Apple didnt solve that problem any more than Android, they just have less of it. But they do have that same problem for iPad vs iPad mini. Some apps are harder to use on mini because buttons and texts were sized for the big ipads.
Websites can usually achieve useful compromises.
I spent a bit of time developing for PBS before I quit. It was awhile ago, but I had a few run-ins with them after that on a contractor level as well. Their IT department is incredibly dysfunctional and full of itself. Maybe things changed, but when I was there, it was run by English majors and such with no clue, and demoralizing job titles.
PBS has never really been good at keeping basic things in order, so expecting them to either design a great responsive web app or a native app is not really surprising. I really would not listen to anything they say as technical truth. It's a really ugly, bad culture there in IT and they are in no place to talk about anything as a technical authority.
I think that mobile computing finally found success in iOS and its copy-cats due to the thoughtful simplification of the UI/UX. Desktops are by nature a different beast, and 15 years of translating the desktop UX to the tablet/mobile was a failure until Apple re-designed what mobile UX should be in the first iPhone.
Your thinking is clearly a programmers view, not an end-users. Which is why you, and most programmers, desperately need UX designer help on your projects.
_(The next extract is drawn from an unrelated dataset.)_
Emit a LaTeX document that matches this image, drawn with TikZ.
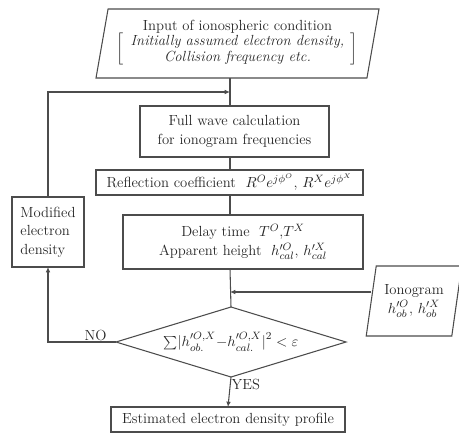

I just bought a Nexus 7 2nd gen off the internet. I was blown away how little Google understands good UX/UI, and the need of the OS to be user-centric in allocating resources. The device while sporting very fast a quad core 1.5 Ghz processor and 2GB of RAM, has the slowest user response I've ever seen. It was 4-8 times slower at responding to user touch, and in UI transitions the a 2 year old iPad2, despite having 3-4 times the hardware resources! I had to drop the idea of supporting Android in our app, because I can't even get acceptable behavior on Google's own super-tablet.
This type of thinking, that has programmers worrying about geeky things like what kind of multi-tasking they have or whether they can root the device, has kept Android from focusing on what is #1 importance: the user. And while I have no doubt the Android will take the majority of the marketshare with poor-performing low-cost devices and Google and Amazon selling quality hardware below cost because they have ulterior motives... in the end the market will suffer because Android is being driven primarily by least common denominator market politics and a programmer-centric point of view.